Federal Dependency, in One Table
Democrats in the House of Representatives have approved a General Appropriations Act for the upcoming fiscal year, which begins on July 1st. The media are covering the plan’s spending priorities, and wonkier Errors of Enchantment readers can view the 191-page legislation here.
But one aspect of the budget is being ignored, though, and it’s a reality that should terrify the state’s taxpayers. The table above is taken from HB 2’s fiscal impact report. It shows that revenue from the federal government — the same government that has tens, if not hundreds, of trillions of dollars in unfunded liabilities — pays forĀ a disturbingly high portion of state expenditures. Here’s how much D.C. covers spending in several major categories:
* Health, Hospitals, and Human Services (primarily Medicaid): 72.7 percent
* Transportation: 46.1 percent
* Other Education (regional education cooperatives, the Public Education Department, the Public School Facilities Authority): 22.6 percent
* Higher Education: 20.8 percent
So four of the General Appropriation Act’s accounts get at least a fifth of their revenue from the feds. (Agriculture, Energy, and Natural Resources just misses the cut, at 19.2 percent.) The biggest cost category, which includes healthcare coverage for the “poor,” is subsidized at a rate of nearly three-quarters.

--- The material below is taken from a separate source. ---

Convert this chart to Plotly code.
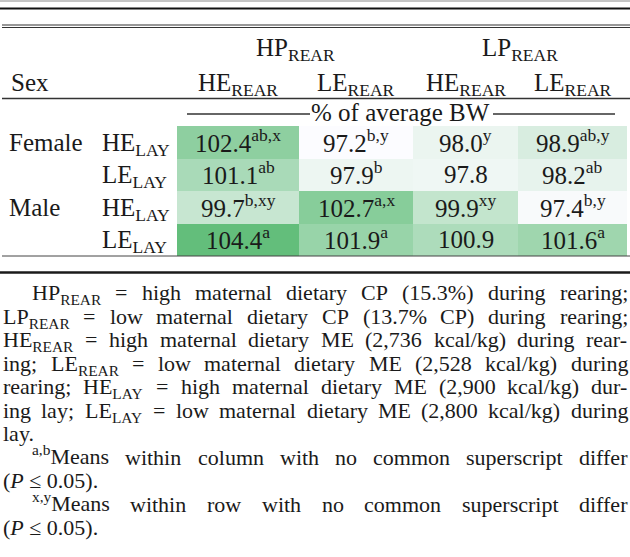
import re
import plotly.graph_objects as go

# ---------------- data ----------------
row_sex = ["Female", "", "Male", ""]
row_lay = ["HE", "LE", "HE", "LE"]
protein_groups = ["HP", "LP"]
rear_energy = ["HE", "LE", "HE", "LE"]
values = [
    [102.4, 97.2, 98.0, 98.9],
    [101.1, 97.9, 97.8, 98.2],
    [99.7, 102.7, 99.9, 97.4],
    [104.4, 101.9, 100.9, 101.6],
]
superscripts = [
    ["ab,x", "b,y", "y", "ab,y"],
    ["ab", "b", "", "ab"],
    ["b,xy", "a,x", "xy", "b,y"],
    ["a", "a", "", "a"],
]
corner_label = "Sex"
unit_label = "% of average BW"
# (text, indented, justified)
note_lines = [
    ("HP<sub>REAR</sub> = high maternal dietary CP (15.3%) during rearing;", True, True),
    ("LP<sub>REAR</sub> = low maternal dietary CP (13.7% CP) during rearing;", False, True),
    ("HE<sub>REAR</sub> = high maternal dietary ME (2,736 kcal/kg) during rear-", False, True),
    ("ing; LE<sub>REAR</sub> = low maternal dietary ME (2,528 kcal/kg) during", False, True),
    ("rearing; HE<sub>LAY</sub> = high maternal dietary ME (2,900 kcal/kg) dur-", False, True),
    ("ing lay; LE<sub>LAY</sub> = low maternal dietary ME (2,800 kcal/kg) during", False, True),
    ("lay.", False, False),
    ("<sup>a,b</sup>Means within column with no common superscript differ", True, True),
    ("(<i>P</i> ≤ 0.05).", False, False),
    ("<sup>x,y</sup>Means within row with no common superscript differ", True, True),
    ("(<i>P</i> ≤ 0.05).", False, False),
]

# ---------------- layout constants ----------------
W, H = 630, 557
SERIF = "Liberation Serif"
TXT = "#1a1a1a"
ASC, DESC = 0.891, 0.216
col_edges = [177, 299, 413, 518, 627]
row_edges = [126, 158.5, 191, 223.5, 256]

# Times / Liberation Serif advance widths (per 1000 em)
WID = {' ': 250, '!': 333, '%': 833, '(': 333, ')': 333, ',': 250, '-': 333, '.': 250,
       '/': 278, ':': 278, ';': 278, '=': 564, '≤': 549,
       'A': 722, 'B': 667, 'C': 667, 'D': 722, 'E': 611, 'F': 556, 'G': 722, 'H': 722,
       'I': 333, 'J': 389, 'K': 722, 'L': 611, 'M': 889, 'N': 722, 'O': 722, 'P': 556,
       'Q': 722, 'R': 667, 'S': 556, 'T': 611, 'U': 722, 'V': 722, 'W': 944, 'X': 722,
       'Y': 722, 'Z': 611,
       'a': 444, 'b': 500, 'c': 444, 'd': 500, 'e': 444, 'f': 333, 'g': 500, 'h': 500,
       'i': 278, 'j': 278, 'k': 500, 'l': 278, 'm': 778, 'n': 500, 'o': 500, 'p': 500,
       'q': 500, 'r': 333, 's': 389, 't': 278, 'u': 500, 'v': 500, 'w': 722, 'x': 500,
       'y': 500, 'z': 444}
for d in "0123456789":
    WID[d] = 500


def text_width(s, fs):
    total, scale = 0.0, 1.0
    for tok in re.split(r'(<[^>]+>)', s):
        if tok.startswith('<'):
            t = tok.lower()
            if t in ('<sub>', '<sup>'):
                scale = 0.7
            elif t in ('</sub>', '</sup>'):
                scale = 1.0
            continue
        for ch in tok:
            total += WID.get(ch, 500) * scale
    return total * fs / 1000.0


annotations = []


def add_text(x, baseline, text, size, xanchor='left', color=TXT):
    if '<sup>' in text and '<sub>' not in text:
        y, ya = baseline + DESC * size, 'bottom'
    else:
        y, ya = baseline - ASC * size, 'top'
    annotations.append(dict(x=x, y=y, xref='x', yref='y', text=text, showarrow=False,
                            xanchor=xanchor, yanchor=ya, borderpad=0, borderwidth=0,
                            font=dict(family=SERIF, size=size, color=color)))


fig = go.Figure()

zmin = min(min(r) for r in values)
zmax = max(max(r) for r in values)
fig.add_trace(go.Heatmap(
    z=values, x=col_edges, y=row_edges,
    colorscale=[[0, '#FCFCFF'], [1, '#63BE7B']], zmin=zmin, zmax=zmax,
    showscale=False, hoverinfo='skip', xgap=0, ygap=0,
))

FS = 25
col_centers = [(col_edges[i] + col_edges[i + 1]) / 2 for i in range(4)]
row_centers = [(row_edges[i] + row_edges[i + 1]) / 2 for i in range(4)]

# header
group_centers = [(col_edges[0] + col_edges[2]) / 2, (col_edges[2] + col_edges[4]) / 2]
for g, xc in zip(protein_groups, group_centers):
    add_text(xc, 56, f"{g}<sub>REAR</sub>", FS, 'center')
add_text(11, 91, corner_label, FS, 'left')
for e, xc in zip(rear_energy, col_centers):
    add_text(xc, 91, f"{e}<sub>REAR</sub>", FS, 'center')
add_text(400, 121.5, unit_label, FS, 'center')

# rows
for i in range(4):
    base = row_centers[i] + 9
    if row_sex[i]:
        add_text(9, base, row_sex[i], FS, 'left')
    add_text(102, base, f"{row_lay[i]}<sub>LAY</sub>", FS, 'left')
    for j in range(4):
        v = values[i][j]
        s = superscripts[i][j]
        txt = f"{v:.1f}" + (f"<sup>{s}</sup>" if s else "")
        add_text(col_centers[j], base, txt, FS, 'center')

# footnotes
NFS = 22
left0, left_ind, right = 3, 32, 628
for k, (line, indent, justify) in enumerate(note_lines):
    base = 300 + 23.5 * k
    x0 = left_ind if indent else left0
    if not justify:
        add_text(x0, base, line, NFS, 'left')
        continue
    words = line.split(' ')
    ws = [text_width(w, NFS) for w in words]
    gap = (right - x0 - sum(ws)) / (len(words) - 1)
    x = x0
    for w, wd in zip(words, ws):
        add_text(x, base, w, NFS, 'left')
        x += wd + gap

# rules
shapes = []


def hline(y, x0, x1, width, color):
    shapes.append(dict(type='line', xref='x', yref='y', x0=x0, x1=x1, y0=y, y1=y,
                       line=dict(color=color, width=width), layer='above'))


hline(1, 0, 630, 1, '#8a8a8a')
hline(8.5, 0, 630, 2, '#111111')
hline(25, 2, 630, 1.2, '#333333')
hline(27.5, 2, 630, 1.2, '#333333')
hline(98.5, 2, 630, 1.5, '#333333')
hline(114, 187, 310, 1.5, '#333333')
hline(114, 493, 615, 1.5, '#333333')
hline(256, 2, 630, 1, '#444444')
hline(272.5, 0, 630, 2.5, '#1a1a1a')

fig.update_layout(
    width=W, height=H,
    margin=dict(l=0, r=0, t=0, b=0),
    paper_bgcolor='white', plot_bgcolor='white',
    xaxis=dict(range=[0, W], visible=False, fixedrange=True, domain=[0, 1]),
    yaxis=dict(range=[H, 0], visible=False, fixedrange=True, domain=[0, 1]),
    annotations=annotations, shapes=shapes, showlegend=False,
)

fig.write_html("out.html", config={"displayModeBar": False},
               post_script="document.body.style.margin='0';document.body.style.overflow='hidden';")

That’s a fiscal relationship that cannot be sustained. Given the results of the 2016 presidential election and the makeup of New Mexico’s congressional delegation, don’t look for Trump administration officials and Republicans in Congress to be keen to subsidize the state at the rate to which it has become accustomed. All the more reason why the Land of Enchantment, at long last, must implement an economic-development strategy that fosters a vibrant, dynamic private sector.